**RECORDS TO PROCESS**.
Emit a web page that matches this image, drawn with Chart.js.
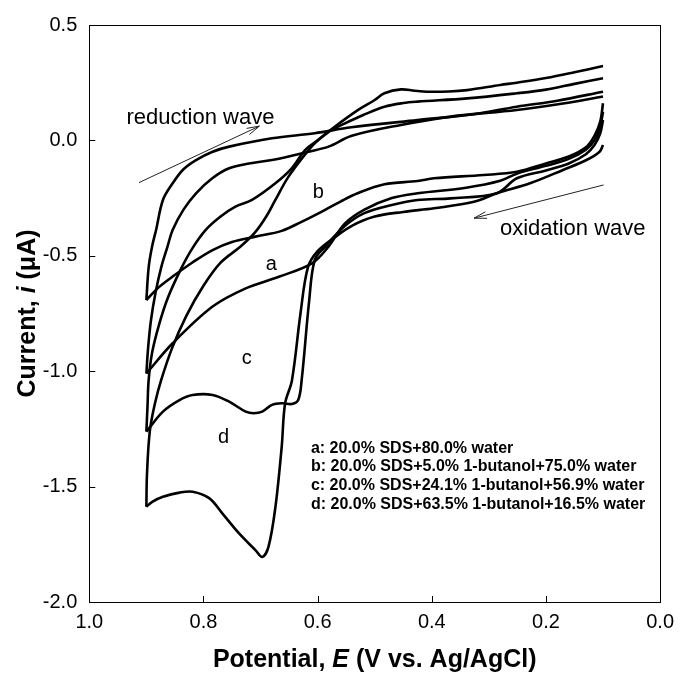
<!DOCTYPE html>
<html>
<head>
<meta charset="utf-8">
<script src="https://cdn.jsdelivr.net/npm/chart.js@4.4.1/dist/chart.umd.min.js"></script>
<style>
  html, body { margin: 0; padding: 0; background: #ffffff; }
  #wrap { width: 682px; height: 680px; }
</style>
</head>
<body>
<div id="wrap"><canvas id="cv" width="682" height="680"></canvas></div>
<script>
// Cyclic voltammograms: each sweep split into the forward (0.1 -> 0.9 V)
// and reverse (0.9 -> 0.1 V) branch. Potential E in V, current i in uA.

// a: 20.0% SDS + 80.0% water
const aFwdE = [0.100,0.105,0.115,0.130,0.160,0.200,0.250,0.280,0.340,0.425,0.470,0.518,0.552,0.581,0.610,0.668,0.726,0.784,0.854,0.900];
const aFwdI = [0.124,0.060,0.000,-0.040,-0.080,-0.110,-0.143,-0.175,-0.205,-0.229,-0.250,-0.300,-0.360,-0.460,-0.533,-0.591,-0.641,-0.720,-0.879,-1.010];
const aRevE = [0.900,0.897,0.892,0.884,0.874,0.863,0.854,0.835,0.813,0.785,0.755,0.720,0.680,0.616,0.581,0.540,0.454,0.367,0.251,0.170,0.100];
const aRevI = [-1.010,-0.900,-0.780,-0.660,-0.550,-0.460,-0.388,-0.300,-0.229,-0.165,-0.121,-0.100,-0.085,-0.049,-0.027,0.020,0.067,0.103,0.132,0.160,0.190];

// b: 20.0% SDS + 5.0% 1-butanol + 75.0% water
const bFwdE = [0.100,0.105,0.115,0.130,0.160,0.200,0.251,0.309,0.396,0.425,0.483,0.530,0.560,0.590,0.630,0.663,0.709,0.750,0.784,0.820,0.854,0.880,0.900];
const bFwdI = [0.161,0.080,0.020,-0.030,-0.070,-0.100,-0.136,-0.150,-0.164,-0.176,-0.190,-0.229,-0.265,-0.305,-0.355,-0.392,-0.417,-0.440,-0.475,-0.530,-0.590,-0.640,-0.692];
const bRevE = [0.900,0.896,0.890,0.883,0.871,0.854,0.835,0.813,0.785,0.755,0.680,0.605,0.541,0.425,0.330,0.251,0.180,0.100];
const bRevI = [-0.692,-0.550,-0.460,-0.388,-0.258,-0.186,-0.125,-0.085,-0.050,-0.027,0.009,0.031,0.057,0.088,0.112,0.146,0.172,0.211];

// c: 20.0% SDS + 24.1% 1-butanol + 56.9% water
const cFwdE = [0.100,0.105,0.115,0.130,0.160,0.200,0.251,0.286,0.367,0.425,0.470,0.518,0.552,0.587,0.605,0.615,0.628,0.634,0.645,0.662,0.680,0.697,0.712,0.726,0.755,0.784,0.819,0.842,0.871,0.900];
const cFwdI = [0.088,0.030,-0.020,-0.060,-0.100,-0.130,-0.164,-0.229,-0.251,-0.258,-0.280,-0.315,-0.370,-0.461,-0.518,-0.700,-1.040,-1.125,-1.142,-1.139,-1.146,-1.175,-1.182,-1.175,-1.132,-1.103,-1.103,-1.125,-1.175,-1.262];
const cRevE = [0.900,0.898,0.896,0.890,0.878,0.862,0.840,0.820,0.796,0.770,0.744,0.715,0.674,0.645,0.622,0.600,0.575,0.552,0.520,0.483,0.450,0.425,0.338,0.251,0.200,0.150,0.100];
const cRevI = [-1.262,-1.150,-1.038,-0.920,-0.800,-0.680,-0.560,-0.470,-0.388,-0.330,-0.287,-0.258,-0.186,-0.120,-0.042,0.000,0.045,0.074,0.110,0.146,0.162,0.168,0.182,0.204,0.220,0.245,0.269];

// d: 20.0% SDS + 63.5% 1-butanol + 16.5% water
const dFwdE = [0.100,0.106,0.129,0.170,0.228,0.286,0.326,0.396,0.450,0.500,0.540,0.570,0.600,0.617,0.630,0.645,0.657,0.663,0.674,0.686,0.697,0.709,0.738,0.767,0.790,0.819,0.842,0.871,0.889,0.900];
const dFwdI = [-0.020,-0.049,-0.085,-0.128,-0.186,-0.229,-0.266,-0.294,-0.310,-0.330,-0.370,-0.420,-0.480,-0.550,-0.750,-1.040,-1.140,-1.330,-1.590,-1.760,-1.805,-1.775,-1.702,-1.616,-1.550,-1.522,-1.526,-1.544,-1.565,-1.587];
const dRevE = [0.900,0.899,0.894,0.885,0.874,0.855,0.830,0.800,0.770,0.735,0.710,0.690,0.674,0.651,0.616,0.599,0.570,0.529,0.500,0.483,0.454,0.430,0.408,0.370,0.338,0.280,0.251,0.200,0.150,0.100];
const dRevI = [-1.587,-1.450,-1.260,-1.140,-1.038,-0.900,-0.760,-0.630,-0.530,-0.460,-0.400,-0.330,-0.258,-0.157,-0.042,0.002,0.059,0.132,0.175,0.204,0.221,0.215,0.211,0.212,0.218,0.240,0.250,0.270,0.295,0.322];

// Axis ticks
const xTicks = [1.0, 0.8, 0.6, 0.4, 0.2, 0.0];
const yTicks = [-2.0, -1.5, -1.0, -0.5, 0.0, 0.5];

// Curve letters placed in data coordinates
const curveLetters = ['a', 'b', 'c', 'd'];
const letterE = [0.681, 0.599, 0.724, 0.765];
const letterI = [-0.536, -0.227, -0.944, -1.287];

// Sweep-direction notes and their arrows (tail -> head, data coordinates)
const noteText = ['reduction wave', 'oxidation wave'];
const noteE = [0.935, 0.2805];
const noteI = [0.099, -0.385];
const arrowTailE = [0.913, 0.099];
const arrowTailI = [-0.183, -0.193];
const arrowHeadE = [0.702, 0.326];
const arrowHeadI = [0.062, -0.337];

// Composition key (anchor of first line, data coordinates)
const keyLines = [
  'a: 20.0% SDS+80.0% water',
  'b: 20.0% SDS+5.0% 1-butanol+75.0% water',
  'c: 20.0% SDS+24.1% 1-butanol+56.9% water',
  'd: 20.0% SDS+63.5% 1-butanol+16.5% water'
];
const keyE = 0.6117;
const keyI = -1.334;

const FONT = '"Liberation Sans", Arial, Helvetica, sans-serif';

function pts(E, I) { return E.map((e, k) => ({ x: e, y: I[k] })); }
function branch(E, I) {
  return {
    data: pts(E, I),
    showLine: true,
    borderColor: '#000000',
    borderWidth: 2.6,
    pointRadius: 0,
    tension: 0.35,
    fill: false
  };
}

const datasets = [
  branch(aFwdE, aFwdI), branch(aRevE, aRevI),
  branch(bFwdE, bFwdI), branch(bRevE, bRevI),
  branch(cFwdE, cFwdI), branch(cRevE, cRevI),
  branch(dFwdE, dFwdI), branch(dRevE, dRevI)
];

function arrow(ctx, x0, y0, x1, y1) {
  const ang = Math.atan2(y1 - y0, x1 - x0);
  const L = 13, spread = 0.26;
  ctx.beginPath();
  ctx.moveTo(x0, y0);
  ctx.lineTo(x1, y1);
  ctx.moveTo(x1 - L * Math.cos(ang - spread), y1 - L * Math.sin(ang - spread));
  ctx.lineTo(x1, y1);
  ctx.lineTo(x1 - L * Math.cos(ang + spread), y1 - L * Math.sin(ang + spread));
  ctx.stroke();
}

function mixedText(ctx, parts, cx, cy) {
  let total = 0;
  parts.forEach(p => { ctx.font = p.f; total += ctx.measureText(p.t).width; });
  let x = cx - total / 2;
  ctx.textAlign = 'left';
  ctx.textBaseline = 'middle';
  parts.forEach(p => { ctx.font = p.f; ctx.fillText(p.t, x, cy); x += ctx.measureText(p.t).width; });
}

const decor = {
  id: 'decor',
  afterDatasetsDraw(chart) {
    const { ctx, chartArea: ca, scales: { x, y } } = chart;
    ctx.save();
    ctx.fillStyle = '#000';
    ctx.strokeStyle = '#000';

    // frame
    ctx.lineWidth = 1;
    ctx.strokeRect(Math.round(ca.left) + 0.5, Math.round(ca.top) + 0.5,
                   Math.round(ca.right - ca.left), Math.round(ca.bottom - ca.top));

    // inward tick marks
    ctx.beginPath();
    xTicks.forEach(v => {
      const px = Math.round(x.getPixelForValue(v)) + 0.5;
      ctx.moveTo(px, ca.bottom); ctx.lineTo(px, ca.bottom - 6);
    });
    yTicks.forEach(v => {
      const py = Math.round(y.getPixelForValue(v)) + 0.5;
      ctx.moveTo(ca.left, py); ctx.lineTo(ca.left + 6, py);
    });
    ctx.stroke();

    // curve letters
    ctx.font = '20px ' + FONT;
    ctx.textAlign = 'center';
    ctx.textBaseline = 'middle';
    curveLetters.forEach((t, k) => {
      ctx.fillText(t, x.getPixelForValue(letterE[k]), y.getPixelForValue(letterI[k]));
    });

    // sweep notes
    ctx.font = '22px ' + FONT;
    ctx.textAlign = 'left';
    noteText.forEach((t, k) => {
      ctx.fillText(t, x.getPixelForValue(noteE[k]), y.getPixelForValue(noteI[k]));
    });
    ctx.strokeStyle = '#222';
    ctx.lineWidth = 1;
    arrowTailE.forEach((e, k) => {
      arrow(ctx, x.getPixelForValue(e), y.getPixelForValue(arrowTailI[k]),
                 x.getPixelForValue(arrowHeadE[k]), y.getPixelForValue(arrowHeadI[k]));
    });

    // composition key
    ctx.font = 'bold 16px ' + FONT;
    ctx.fillStyle = '#000';
    ctx.textAlign = 'left';
    const kx = x.getPixelForValue(keyE);
    const ky = y.getPixelForValue(keyI);
    keyLines.forEach((t, k) => ctx.fillText(t, kx, ky + k * 18.7));

    // axis titles
    const tf = 'bold 25px ' + FONT, tfi = 'italic bold 25px ' + FONT;
    mixedText(ctx, [
      { t: 'Potential, ', f: tf }, { t: 'E', f: tfi }, { t: ' (V vs. Ag/AgCl)', f: tf }
    ], (ca.left + ca.right) / 2, 660);

    ctx.save();
    ctx.translate(28, (ca.top + ca.bottom) / 2);
    ctx.rotate(-Math.PI / 2);
    mixedText(ctx, [
      { t: 'Current, ', f: tf }, { t: 'i', f: tfi }, { t: ' (\u03BCA)', f: tf }
    ], 0, 0);
    ctx.restore();

    ctx.restore();
  }
};

new Chart(document.getElementById('cv'), {
  type: 'scatter',
  data: { datasets },
  options: {
    responsive: false,
    animation: false,
    devicePixelRatio: 1,
    layout: { padding: { left: 0, top: 25, right: 17.7, bottom: 0 } },
    plugins: { legend: { display: false }, tooltip: { enabled: false } },
    scales: {
      x: {
        type: 'linear', reverse: true, min: 0, max: 1,
        afterBuildTicks: s => { s.ticks = xTicks.map(v => ({ value: v })); },
        ticks: { callback: v => Number(v).toFixed(1), color: '#000', font: { family: FONT, size: 20 }, padding: 8, maxRotation: 0 },
        grid: { display: false, drawTicks: false },
        border: { display: false },
        afterFit: s => { s.height = 78; }
      },
      y: {
        type: 'linear', min: -2, max: 0.5,
        afterBuildTicks: s => { s.ticks = yTicks.map(v => ({ value: v })); },
        ticks: { callback: v => Number(v).toFixed(1), color: '#000', font: { family: FONT, size: 20 }, padding: 12 },
        grid: { display: false, drawTicks: false },
        border: { display: false },
        afterFit: s => { s.width = 89.3; }
      }
    }
  },
  plugins: [decor]
});
</script>
</body>
</html>
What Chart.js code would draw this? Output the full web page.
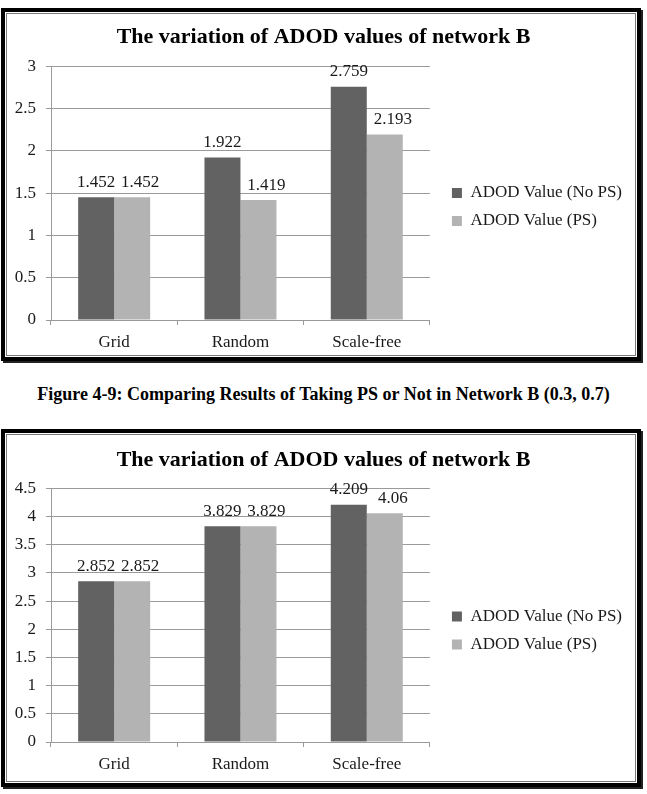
<!DOCTYPE html>
<html>
<head>
<meta charset="utf-8">
<script src="https://cdn.jsdelivr.net/npm/chart.js@4.4.1/dist/chart.umd.min.js"></script>
<style>
  body { margin: 0; background: #fff; width: 647px; height: 794px; position: relative; overflow: hidden; font-family: "Liberation Serif", "Times New Roman", serif; }
  .frame { position: absolute; left: 1px; width: 640px; box-sizing: border-box; border: 4px solid #000; padding: 1px; box-shadow: 2px 2px 0 #222; }
  .frame .inner { width: 100%; height: 100%; box-sizing: border-box; border: 1px solid #7a7a7a; }
  .wrap { position: absolute; left: 0; width: 647px; }
  .caption { position: absolute; left: 0; width: 647px; text-align: center; font-weight: bold; font-size: 18px; line-height: 20px; }
</style>
</head>
<body>
<div class="frame" style="top: 8px; height: 353px;"><div class="inner"></div></div>
<div class="wrap" style="top: 0; height: 358px;"><canvas id="chart1"></canvas></div>

<div class="caption" style="top: 384px;">Figure 4-9: Comparing Results of Taking PS or Not in Network B (0.3, 0.7)</div>

<div class="frame" style="top: 429px; height: 358px;"><div class="inner"></div></div>
<div class="wrap" style="top: 420px; height: 365px;"><canvas id="chart2"></canvas></div>

<script>
const categories = ['Grid', 'Random', 'Scale-free'];
const seriesNames = ['ADOD Value (No PS)', 'ADOD Value (PS)'];
const seriesColors = ['#626262', '#b3b3b3'];

// first chart (0.3, 0.7)
const noPs1 = [1.452, 1.922, 2.759];
const ps1 = [1.452, 1.419, 2.193];
const yMax1 = 3;

// second chart
const noPs2 = [2.852, 3.829, 4.209];
const ps2 = [2.852, 3.829, 4.06];
const yMax2 = 4.5;

const chartTitle = 'The variation of ADOD values of network B';
const serif = '"Liberation Serif", "Times New Roman", serif';

// value labels above the bars (second series nudged right a bit, like Excel did)
const barValues = {
  id: 'barValues',
  afterDatasetsDraw(chart) {
    const ctx = chart.ctx;
    ctx.save();
    ctx.font = '17px ' + serif;
    ctx.fillStyle = '#1a1a1a';
    ctx.textAlign = 'center';
    ctx.textBaseline = 'middle';
    chart.data.datasets.forEach((ds, i) => {
      const dx = i === 1 ? 8 : 0;
      chart.getDatasetMeta(i).data.forEach((bar, j) => {
        ctx.fillText(String(ds.data[j]), bar.x + dx, bar.y - 15);
      });
    });
    ctx.restore();
  }
};

// nudges the title and legend boxes into place after layout
const nudge = {
  id: 'nudge',
  afterLayout(chart, args, opts) {
    const t = chart.titleBlock;
    t.left += opts.titleDx; t.right += opts.titleDx;
    const l = chart.legend;
    l.left += opts.legendDx; l.right += opts.legendDx;
    l.top += opts.legendDy; l.bottom += opts.legendDy;
  }
};

function makeChart(id, noPs, ps, yMax, t) {
  const ctx = document.getElementById(id).getContext('2d');
  return new Chart(ctx, {
    type: 'bar',
    data: {
      labels: categories,
      datasets: [
        { label: seriesNames[0], data: noPs, backgroundColor: seriesColors[0] },
        { label: seriesNames[1], data: ps, backgroundColor: seriesColors[1] }
      ]
    },
    options: {
      responsive: true,
      maintainAspectRatio: false,
      animation: false,
      layout: { padding: { left: 0, right: 26, top: 0, bottom: 0 } },
      datasets: { bar: { categoryPercentage: 0.57, barPercentage: 1.0 } },
      scales: {
        x: {
          grid: { drawOnChartArea: false, drawTicks: true, tickLength: 5, color: '#9a9a9a' },
          border: { color: '#9a9a9a' },
          ticks: { padding: 7, color: '#1a1a1a', font: { family: serif, size: 17 } },
          afterFit: s => { s.height = t.xHeight; }
        },
        y: {
          min: 0, max: yMax,
          grid: { color: '#9a9a9a', tickLength: 5 },
          border: { color: '#9a9a9a' },
          ticks: { stepSize: 0.5, padding: 10, color: '#1a1a1a', font: { family: serif, size: 17 },
                   callback: v => String(v) },
          afterFit: s => { s.width = 51; }
        }
      },
      plugins: {
        title: {
          display: true, text: chartTitle, color: '#000',
          font: { family: serif, size: 22, weight: 'bold' },
          padding: { top: t.titleTop, bottom: t.titleBottom }
        },
        legend: {
          position: 'right', align: 'center', maxWidth: 320,
          labels: { boxWidth: 10, boxHeight: 10, padding: 11, color: '#1a1a1a', font: { family: serif, size: 17 } }
        },
        nudge: { titleDx: 13, legendDx: 11, legendDy: t.legendDy },
        tooltip: { enabled: false }
      }
    },
    plugins: [barValues, nudge]
  });
}

makeChart('chart1', noPs1, ps1, yMax1, { xHeight: 38, titleTop: 24, titleBottom: 16, legendDy: 28 });
makeChart('chart2', noPs2, ps2, yMax2, { xHeight: 43, titleTop: 27, titleBottom: 15, legendDy: 28 });
</script>
</body>
</html>
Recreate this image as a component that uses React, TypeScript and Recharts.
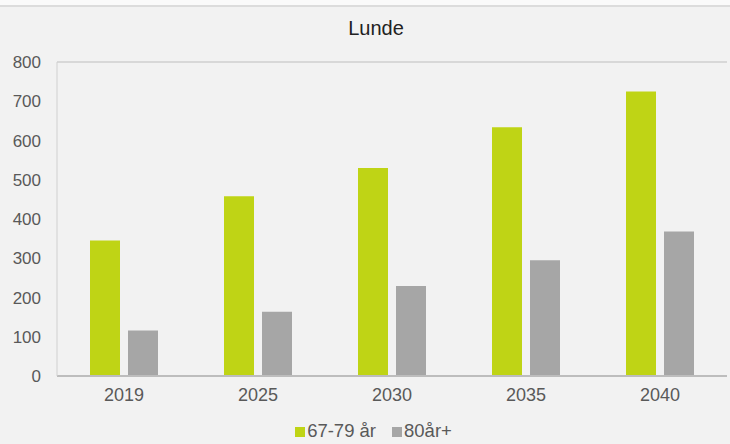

**EXERCISE BRIEF**.
Show every line from the entries above in which the word "that" appears.

**RESULT**.
Emit a web page that matches this image, drawn with Chart.js.
Recreate this image as a component that uses React, TypeScript and Recharts.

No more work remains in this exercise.